§ EXERCISE INSTRUCTIONS:
Your task is to retype the lines between the line with "Output the Python" and the line with "ax.patch.set_visible(False)", inclusive. Copy no pictures and no other lines.

──────── RECORDS FOR THIS EXERCISE ────────

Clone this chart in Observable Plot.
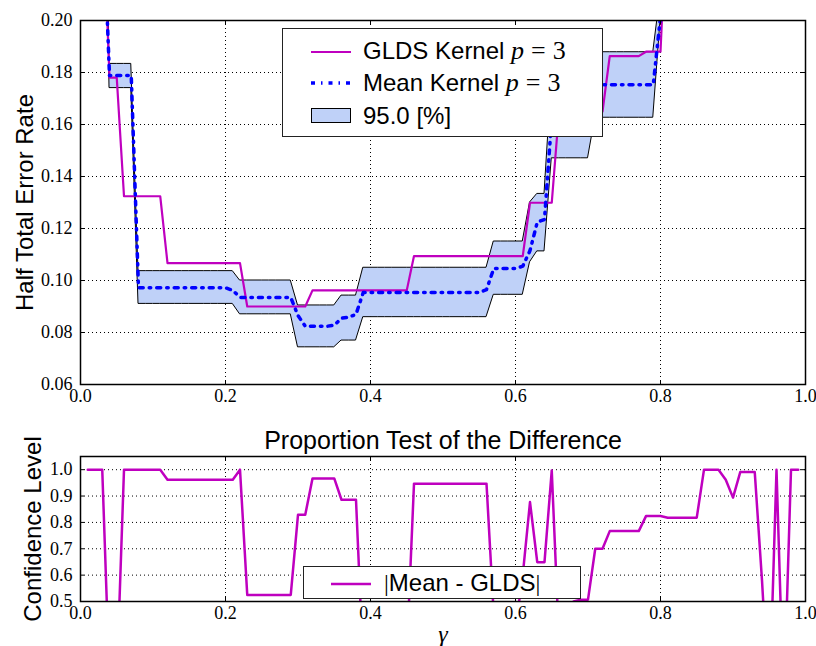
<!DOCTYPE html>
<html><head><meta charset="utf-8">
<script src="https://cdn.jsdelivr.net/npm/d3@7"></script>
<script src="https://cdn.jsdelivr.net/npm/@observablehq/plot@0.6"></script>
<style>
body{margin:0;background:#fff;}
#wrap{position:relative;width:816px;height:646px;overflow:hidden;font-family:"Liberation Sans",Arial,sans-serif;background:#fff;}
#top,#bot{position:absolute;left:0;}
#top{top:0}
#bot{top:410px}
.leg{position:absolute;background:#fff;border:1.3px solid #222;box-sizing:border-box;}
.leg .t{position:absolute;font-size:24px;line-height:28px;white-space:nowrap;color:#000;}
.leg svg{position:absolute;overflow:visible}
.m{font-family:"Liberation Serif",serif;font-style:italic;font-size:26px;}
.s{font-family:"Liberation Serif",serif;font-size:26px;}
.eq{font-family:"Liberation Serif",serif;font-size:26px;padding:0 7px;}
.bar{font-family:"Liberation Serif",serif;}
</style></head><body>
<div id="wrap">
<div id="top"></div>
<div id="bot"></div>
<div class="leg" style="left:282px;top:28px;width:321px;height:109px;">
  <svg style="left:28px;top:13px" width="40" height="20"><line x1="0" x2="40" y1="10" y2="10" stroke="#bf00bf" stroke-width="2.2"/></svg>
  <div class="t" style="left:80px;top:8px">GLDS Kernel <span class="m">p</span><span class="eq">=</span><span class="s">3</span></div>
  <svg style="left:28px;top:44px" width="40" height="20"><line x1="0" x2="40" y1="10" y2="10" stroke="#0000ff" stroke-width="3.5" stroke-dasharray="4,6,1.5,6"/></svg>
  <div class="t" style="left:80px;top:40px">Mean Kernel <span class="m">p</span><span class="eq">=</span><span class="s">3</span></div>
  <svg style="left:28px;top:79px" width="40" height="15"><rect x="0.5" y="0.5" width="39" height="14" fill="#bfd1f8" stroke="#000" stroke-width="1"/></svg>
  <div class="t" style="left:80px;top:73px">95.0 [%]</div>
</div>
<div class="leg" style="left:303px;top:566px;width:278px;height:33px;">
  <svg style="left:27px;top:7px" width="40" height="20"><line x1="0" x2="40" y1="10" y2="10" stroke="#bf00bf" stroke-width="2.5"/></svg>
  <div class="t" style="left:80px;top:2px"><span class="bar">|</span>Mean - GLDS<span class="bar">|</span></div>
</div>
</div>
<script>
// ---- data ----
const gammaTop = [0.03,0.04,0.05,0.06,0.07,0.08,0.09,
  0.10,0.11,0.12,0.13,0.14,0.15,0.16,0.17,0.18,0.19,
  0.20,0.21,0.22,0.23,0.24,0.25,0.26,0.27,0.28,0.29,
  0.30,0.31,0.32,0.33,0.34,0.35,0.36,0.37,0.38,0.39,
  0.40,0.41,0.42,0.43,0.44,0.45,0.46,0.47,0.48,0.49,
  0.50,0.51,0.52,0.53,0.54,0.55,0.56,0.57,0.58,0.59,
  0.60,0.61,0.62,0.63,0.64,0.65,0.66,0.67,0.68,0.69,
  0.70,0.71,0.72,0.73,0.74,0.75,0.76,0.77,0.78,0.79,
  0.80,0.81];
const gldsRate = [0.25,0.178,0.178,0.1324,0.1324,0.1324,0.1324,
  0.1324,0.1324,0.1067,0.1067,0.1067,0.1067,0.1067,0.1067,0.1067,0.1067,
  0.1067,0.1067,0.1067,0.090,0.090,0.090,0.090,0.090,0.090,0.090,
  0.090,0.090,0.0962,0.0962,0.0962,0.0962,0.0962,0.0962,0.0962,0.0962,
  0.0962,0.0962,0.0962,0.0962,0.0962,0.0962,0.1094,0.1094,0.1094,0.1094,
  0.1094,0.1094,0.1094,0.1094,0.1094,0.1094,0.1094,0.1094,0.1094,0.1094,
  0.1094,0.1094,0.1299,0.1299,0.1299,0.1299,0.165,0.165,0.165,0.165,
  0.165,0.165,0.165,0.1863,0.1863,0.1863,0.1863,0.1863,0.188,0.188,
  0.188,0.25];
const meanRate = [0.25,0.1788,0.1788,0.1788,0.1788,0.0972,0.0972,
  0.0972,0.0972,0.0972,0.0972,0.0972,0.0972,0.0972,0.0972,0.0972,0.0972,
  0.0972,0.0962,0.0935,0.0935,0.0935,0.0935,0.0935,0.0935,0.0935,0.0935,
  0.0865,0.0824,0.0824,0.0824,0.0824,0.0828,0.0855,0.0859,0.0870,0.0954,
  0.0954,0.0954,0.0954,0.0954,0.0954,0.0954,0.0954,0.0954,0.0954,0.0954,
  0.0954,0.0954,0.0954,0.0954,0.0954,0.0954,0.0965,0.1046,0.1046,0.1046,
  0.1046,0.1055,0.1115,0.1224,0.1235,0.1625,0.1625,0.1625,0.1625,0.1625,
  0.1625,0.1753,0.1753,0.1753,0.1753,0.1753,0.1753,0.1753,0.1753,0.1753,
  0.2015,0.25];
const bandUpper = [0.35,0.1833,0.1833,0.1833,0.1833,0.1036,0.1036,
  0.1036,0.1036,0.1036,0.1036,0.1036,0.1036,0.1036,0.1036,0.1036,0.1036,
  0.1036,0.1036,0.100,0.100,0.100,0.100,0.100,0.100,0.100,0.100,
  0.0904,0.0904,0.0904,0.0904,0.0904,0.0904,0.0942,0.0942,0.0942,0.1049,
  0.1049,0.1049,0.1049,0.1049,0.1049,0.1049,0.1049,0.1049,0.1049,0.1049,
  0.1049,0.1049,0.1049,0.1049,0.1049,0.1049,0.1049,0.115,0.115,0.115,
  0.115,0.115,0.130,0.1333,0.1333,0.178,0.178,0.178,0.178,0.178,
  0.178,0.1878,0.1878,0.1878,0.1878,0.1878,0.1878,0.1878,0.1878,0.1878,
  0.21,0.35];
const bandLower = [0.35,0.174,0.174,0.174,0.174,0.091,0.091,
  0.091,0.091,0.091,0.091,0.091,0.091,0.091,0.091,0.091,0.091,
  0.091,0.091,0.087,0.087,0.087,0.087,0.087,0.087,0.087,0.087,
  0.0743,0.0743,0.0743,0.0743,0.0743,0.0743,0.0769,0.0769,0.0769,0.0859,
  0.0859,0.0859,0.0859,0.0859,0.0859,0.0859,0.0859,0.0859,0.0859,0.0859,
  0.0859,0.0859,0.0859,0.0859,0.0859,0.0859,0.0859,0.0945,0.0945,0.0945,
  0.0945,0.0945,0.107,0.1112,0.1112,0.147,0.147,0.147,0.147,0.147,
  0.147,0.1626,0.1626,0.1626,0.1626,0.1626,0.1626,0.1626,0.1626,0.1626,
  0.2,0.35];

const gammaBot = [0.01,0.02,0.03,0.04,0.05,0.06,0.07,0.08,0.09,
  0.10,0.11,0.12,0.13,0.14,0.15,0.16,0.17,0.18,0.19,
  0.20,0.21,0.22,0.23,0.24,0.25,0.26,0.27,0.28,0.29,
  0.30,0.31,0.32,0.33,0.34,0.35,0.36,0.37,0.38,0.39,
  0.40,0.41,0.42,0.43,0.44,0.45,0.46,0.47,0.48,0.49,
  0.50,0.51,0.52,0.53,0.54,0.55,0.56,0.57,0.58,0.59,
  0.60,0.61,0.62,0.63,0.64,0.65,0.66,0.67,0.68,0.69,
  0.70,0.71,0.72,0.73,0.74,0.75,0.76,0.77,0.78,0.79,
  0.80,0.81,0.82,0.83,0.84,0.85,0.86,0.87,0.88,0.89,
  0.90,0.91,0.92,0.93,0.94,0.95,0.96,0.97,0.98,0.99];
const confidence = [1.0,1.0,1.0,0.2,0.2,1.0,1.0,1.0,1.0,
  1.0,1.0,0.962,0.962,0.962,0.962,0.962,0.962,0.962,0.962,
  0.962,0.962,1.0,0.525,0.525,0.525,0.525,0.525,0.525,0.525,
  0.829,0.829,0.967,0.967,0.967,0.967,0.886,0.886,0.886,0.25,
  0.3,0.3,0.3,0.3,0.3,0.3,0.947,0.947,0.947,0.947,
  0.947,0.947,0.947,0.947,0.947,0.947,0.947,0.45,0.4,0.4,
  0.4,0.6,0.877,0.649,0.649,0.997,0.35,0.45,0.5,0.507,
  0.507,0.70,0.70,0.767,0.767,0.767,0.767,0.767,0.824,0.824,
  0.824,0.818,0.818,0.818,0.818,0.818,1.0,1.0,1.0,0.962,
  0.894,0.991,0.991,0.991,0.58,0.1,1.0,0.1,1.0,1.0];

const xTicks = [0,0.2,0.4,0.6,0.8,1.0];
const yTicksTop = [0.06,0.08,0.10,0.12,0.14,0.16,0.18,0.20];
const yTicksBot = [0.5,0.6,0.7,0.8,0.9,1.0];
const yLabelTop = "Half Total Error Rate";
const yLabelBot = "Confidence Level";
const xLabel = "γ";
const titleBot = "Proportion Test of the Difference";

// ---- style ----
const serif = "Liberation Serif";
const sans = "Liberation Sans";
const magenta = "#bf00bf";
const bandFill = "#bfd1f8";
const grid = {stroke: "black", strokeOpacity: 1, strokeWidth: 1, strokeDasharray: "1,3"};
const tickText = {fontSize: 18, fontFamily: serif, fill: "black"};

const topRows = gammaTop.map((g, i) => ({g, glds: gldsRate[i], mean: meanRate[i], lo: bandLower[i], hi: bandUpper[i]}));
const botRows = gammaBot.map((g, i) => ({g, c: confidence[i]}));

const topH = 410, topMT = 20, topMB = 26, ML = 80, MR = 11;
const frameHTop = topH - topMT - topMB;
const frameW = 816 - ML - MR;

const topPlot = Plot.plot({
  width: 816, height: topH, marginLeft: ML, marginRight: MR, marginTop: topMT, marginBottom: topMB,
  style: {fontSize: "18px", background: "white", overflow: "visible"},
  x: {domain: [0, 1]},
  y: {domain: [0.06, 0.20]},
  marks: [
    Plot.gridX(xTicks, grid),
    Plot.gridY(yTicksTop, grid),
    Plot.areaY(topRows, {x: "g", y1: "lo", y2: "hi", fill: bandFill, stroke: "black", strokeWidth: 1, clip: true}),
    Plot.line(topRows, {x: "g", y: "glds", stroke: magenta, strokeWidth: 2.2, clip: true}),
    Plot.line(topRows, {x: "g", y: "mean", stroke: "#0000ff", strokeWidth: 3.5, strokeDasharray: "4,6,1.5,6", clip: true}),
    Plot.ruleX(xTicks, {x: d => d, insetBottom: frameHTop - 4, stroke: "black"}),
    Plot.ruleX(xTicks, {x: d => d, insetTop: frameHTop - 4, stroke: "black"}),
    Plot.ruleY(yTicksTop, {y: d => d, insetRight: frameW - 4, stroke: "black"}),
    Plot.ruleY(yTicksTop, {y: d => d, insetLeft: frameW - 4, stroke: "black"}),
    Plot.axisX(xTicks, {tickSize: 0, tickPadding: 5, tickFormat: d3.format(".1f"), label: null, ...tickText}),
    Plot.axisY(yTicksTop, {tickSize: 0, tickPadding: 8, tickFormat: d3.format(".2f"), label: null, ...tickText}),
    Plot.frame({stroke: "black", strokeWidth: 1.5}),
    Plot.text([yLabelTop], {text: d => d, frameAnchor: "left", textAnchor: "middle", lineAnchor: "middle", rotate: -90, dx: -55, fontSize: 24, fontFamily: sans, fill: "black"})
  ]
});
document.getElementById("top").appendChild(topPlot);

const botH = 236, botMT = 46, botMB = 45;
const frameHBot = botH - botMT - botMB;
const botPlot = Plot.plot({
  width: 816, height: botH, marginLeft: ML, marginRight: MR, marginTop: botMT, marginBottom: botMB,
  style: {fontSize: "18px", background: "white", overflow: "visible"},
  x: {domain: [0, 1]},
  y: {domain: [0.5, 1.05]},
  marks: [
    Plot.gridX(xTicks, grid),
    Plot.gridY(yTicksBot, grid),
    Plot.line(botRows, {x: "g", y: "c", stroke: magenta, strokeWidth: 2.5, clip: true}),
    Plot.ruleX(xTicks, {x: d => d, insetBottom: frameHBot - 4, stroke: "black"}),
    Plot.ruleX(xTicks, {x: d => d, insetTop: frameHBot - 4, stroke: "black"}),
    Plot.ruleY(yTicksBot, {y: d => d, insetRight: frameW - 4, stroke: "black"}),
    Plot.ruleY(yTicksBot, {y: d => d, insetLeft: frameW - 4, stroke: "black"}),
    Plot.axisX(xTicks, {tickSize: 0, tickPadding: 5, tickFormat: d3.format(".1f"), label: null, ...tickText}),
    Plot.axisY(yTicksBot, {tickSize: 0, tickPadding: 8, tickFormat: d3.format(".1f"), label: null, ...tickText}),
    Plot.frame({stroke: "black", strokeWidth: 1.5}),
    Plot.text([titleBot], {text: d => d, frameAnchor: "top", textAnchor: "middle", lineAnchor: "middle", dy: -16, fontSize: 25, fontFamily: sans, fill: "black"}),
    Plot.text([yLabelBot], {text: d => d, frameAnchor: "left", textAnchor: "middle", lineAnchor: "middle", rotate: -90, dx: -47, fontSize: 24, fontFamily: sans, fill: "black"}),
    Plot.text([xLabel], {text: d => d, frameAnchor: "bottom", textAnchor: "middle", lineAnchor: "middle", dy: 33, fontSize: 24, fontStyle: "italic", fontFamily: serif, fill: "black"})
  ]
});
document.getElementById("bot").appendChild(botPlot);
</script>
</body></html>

────────
──────── RECORDS FOR THIS EXERCISE ────────

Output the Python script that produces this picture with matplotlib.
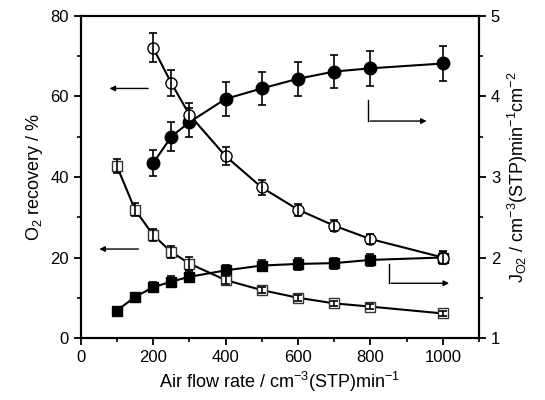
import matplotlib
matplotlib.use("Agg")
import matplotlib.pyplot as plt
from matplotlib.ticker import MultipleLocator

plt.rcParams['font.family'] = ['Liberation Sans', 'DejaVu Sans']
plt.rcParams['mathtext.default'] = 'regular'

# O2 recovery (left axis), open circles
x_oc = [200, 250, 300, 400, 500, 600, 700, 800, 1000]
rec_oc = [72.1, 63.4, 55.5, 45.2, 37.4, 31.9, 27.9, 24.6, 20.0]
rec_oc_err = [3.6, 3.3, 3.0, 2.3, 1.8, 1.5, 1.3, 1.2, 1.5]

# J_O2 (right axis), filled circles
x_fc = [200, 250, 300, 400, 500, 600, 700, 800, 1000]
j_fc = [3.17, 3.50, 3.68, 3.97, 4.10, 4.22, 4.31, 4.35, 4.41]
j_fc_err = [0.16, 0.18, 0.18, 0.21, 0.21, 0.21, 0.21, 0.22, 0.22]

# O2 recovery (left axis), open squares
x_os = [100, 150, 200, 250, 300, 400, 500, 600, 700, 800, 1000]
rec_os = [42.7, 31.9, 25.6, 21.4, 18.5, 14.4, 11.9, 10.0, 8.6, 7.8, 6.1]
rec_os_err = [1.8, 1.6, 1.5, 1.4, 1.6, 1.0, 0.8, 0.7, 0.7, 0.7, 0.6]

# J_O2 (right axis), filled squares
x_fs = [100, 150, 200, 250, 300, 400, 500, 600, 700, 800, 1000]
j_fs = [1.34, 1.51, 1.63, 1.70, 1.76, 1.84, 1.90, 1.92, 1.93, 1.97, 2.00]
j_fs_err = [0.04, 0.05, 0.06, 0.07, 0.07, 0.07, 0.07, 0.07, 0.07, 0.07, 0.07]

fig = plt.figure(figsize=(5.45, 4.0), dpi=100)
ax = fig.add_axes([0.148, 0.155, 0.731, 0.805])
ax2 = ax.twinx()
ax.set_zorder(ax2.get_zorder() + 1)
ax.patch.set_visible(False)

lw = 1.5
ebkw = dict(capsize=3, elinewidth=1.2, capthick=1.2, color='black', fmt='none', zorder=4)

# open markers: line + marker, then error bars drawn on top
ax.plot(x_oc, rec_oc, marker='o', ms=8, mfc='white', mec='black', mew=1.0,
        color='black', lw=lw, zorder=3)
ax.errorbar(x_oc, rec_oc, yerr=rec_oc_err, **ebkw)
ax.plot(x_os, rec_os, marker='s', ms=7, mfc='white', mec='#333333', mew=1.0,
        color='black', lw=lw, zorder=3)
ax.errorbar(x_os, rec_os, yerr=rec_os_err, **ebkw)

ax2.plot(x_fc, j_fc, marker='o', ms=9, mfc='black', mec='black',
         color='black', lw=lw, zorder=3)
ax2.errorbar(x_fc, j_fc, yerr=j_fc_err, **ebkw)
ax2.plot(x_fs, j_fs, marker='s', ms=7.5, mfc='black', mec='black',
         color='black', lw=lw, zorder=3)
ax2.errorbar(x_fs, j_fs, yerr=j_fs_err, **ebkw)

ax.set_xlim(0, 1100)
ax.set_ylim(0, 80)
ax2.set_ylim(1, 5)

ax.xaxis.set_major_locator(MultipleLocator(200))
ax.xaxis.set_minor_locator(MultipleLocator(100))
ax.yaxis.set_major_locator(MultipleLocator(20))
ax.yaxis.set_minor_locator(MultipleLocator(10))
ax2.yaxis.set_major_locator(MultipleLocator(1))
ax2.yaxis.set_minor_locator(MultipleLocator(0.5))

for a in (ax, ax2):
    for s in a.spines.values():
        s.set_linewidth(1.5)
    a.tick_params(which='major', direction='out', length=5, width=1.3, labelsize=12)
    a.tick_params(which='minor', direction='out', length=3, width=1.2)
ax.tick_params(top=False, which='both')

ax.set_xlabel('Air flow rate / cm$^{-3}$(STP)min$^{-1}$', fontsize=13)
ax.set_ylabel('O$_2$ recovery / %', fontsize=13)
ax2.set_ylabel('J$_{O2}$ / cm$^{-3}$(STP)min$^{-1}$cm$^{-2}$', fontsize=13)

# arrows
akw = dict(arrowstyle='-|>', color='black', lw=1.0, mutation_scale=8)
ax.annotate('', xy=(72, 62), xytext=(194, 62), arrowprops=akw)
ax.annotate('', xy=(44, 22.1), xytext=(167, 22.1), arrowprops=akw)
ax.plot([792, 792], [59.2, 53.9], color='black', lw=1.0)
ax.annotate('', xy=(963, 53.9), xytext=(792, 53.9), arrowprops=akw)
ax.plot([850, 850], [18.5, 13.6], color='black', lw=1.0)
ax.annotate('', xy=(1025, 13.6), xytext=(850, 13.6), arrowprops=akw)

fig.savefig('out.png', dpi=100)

────────
──────── RECORDS FOR THIS EXERCISE ────────

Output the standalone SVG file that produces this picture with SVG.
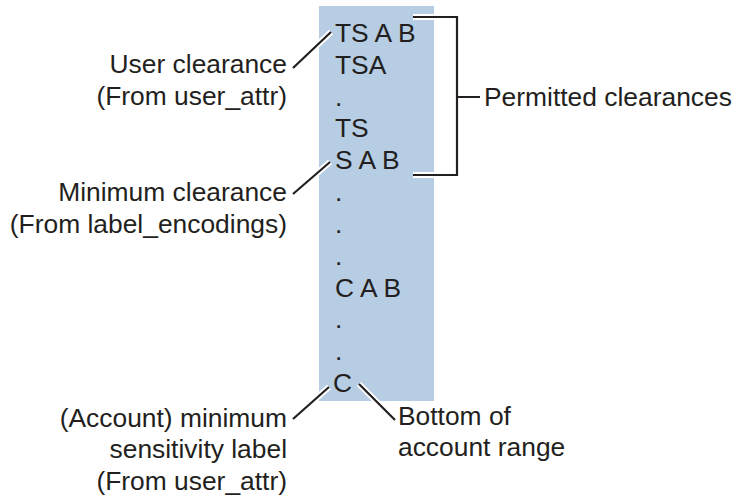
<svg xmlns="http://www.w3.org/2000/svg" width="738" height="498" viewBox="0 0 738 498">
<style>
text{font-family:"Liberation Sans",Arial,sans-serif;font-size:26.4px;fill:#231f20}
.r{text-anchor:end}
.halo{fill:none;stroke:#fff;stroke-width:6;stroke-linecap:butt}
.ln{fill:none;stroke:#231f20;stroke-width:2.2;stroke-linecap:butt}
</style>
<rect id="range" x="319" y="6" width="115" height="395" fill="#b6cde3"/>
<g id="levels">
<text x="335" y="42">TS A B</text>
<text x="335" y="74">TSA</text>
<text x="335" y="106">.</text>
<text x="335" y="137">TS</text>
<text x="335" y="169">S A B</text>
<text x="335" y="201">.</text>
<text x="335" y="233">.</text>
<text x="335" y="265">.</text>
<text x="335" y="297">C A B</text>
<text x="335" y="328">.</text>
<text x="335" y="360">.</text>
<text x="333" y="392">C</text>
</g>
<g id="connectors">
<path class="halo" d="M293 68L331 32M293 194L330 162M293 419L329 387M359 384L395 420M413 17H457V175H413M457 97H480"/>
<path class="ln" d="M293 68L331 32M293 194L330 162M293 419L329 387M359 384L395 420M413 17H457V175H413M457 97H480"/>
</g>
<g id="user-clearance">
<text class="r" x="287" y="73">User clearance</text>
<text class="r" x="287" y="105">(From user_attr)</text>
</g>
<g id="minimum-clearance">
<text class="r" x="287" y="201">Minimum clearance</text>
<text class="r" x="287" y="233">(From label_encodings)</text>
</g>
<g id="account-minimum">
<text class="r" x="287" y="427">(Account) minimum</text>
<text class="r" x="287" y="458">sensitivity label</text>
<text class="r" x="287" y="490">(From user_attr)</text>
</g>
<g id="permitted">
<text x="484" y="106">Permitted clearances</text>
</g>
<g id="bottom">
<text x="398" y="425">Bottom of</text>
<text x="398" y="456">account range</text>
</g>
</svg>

────────

§ CORRECT RESULT:
Output the Python script that produces this picture with matplotlib.
import matplotlib
matplotlib.use("Agg")
import matplotlib.pyplot as plt
from matplotlib.ticker import MultipleLocator

plt.rcParams['font.family'] = ['Liberation Sans', 'DejaVu Sans']
plt.rcParams['mathtext.default'] = 'regular'

# O2 recovery (left axis), open circles
x_oc = [200, 250, 300, 400, 500, 600, 700, 800, 1000]
rec_oc = [72.1, 63.4, 55.5, 45.2, 37.4, 31.9, 27.9, 24.6, 20.0]
rec_oc_err = [3.6, 3.3, 3.0, 2.3, 1.8, 1.5, 1.3, 1.2, 1.5]

# J_O2 (right axis), filled circles
x_fc = [200, 250, 300, 400, 500, 600, 700, 800, 1000]
j_fc = [3.17, 3.50, 3.68, 3.97, 4.10, 4.22, 4.31, 4.35, 4.41]
j_fc_err = [0.16, 0.18, 0.18, 0.21, 0.21, 0.21, 0.21, 0.22, 0.22]

# O2 recovery (left axis), open squares
x_os = [100, 150, 200, 250, 300, 400, 500, 600, 700, 800, 1000]
rec_os = [42.7, 31.9, 25.6, 21.4, 18.5, 14.4, 11.9, 10.0, 8.6, 7.8, 6.1]
rec_os_err = [1.8, 1.6, 1.5, 1.4, 1.6, 1.0, 0.8, 0.7, 0.7, 0.7, 0.6]

# J_O2 (right axis), filled squares
x_fs = [100, 150, 200, 250, 300, 400, 500, 600, 700, 800, 1000]
j_fs = [1.34, 1.51, 1.63, 1.70, 1.76, 1.84, 1.90, 1.92, 1.93, 1.97, 2.00]
j_fs_err = [0.04, 0.05, 0.06, 0.07, 0.07, 0.07, 0.07, 0.07, 0.07, 0.07, 0.07]

fig = plt.figure(figsize=(5.45, 4.0), dpi=100)
ax = fig.add_axes([0.148, 0.155, 0.731, 0.805])
ax2 = ax.twinx()
ax.set_zorder(ax2.get_zorder() + 1)
ax.patch.set_visible(False)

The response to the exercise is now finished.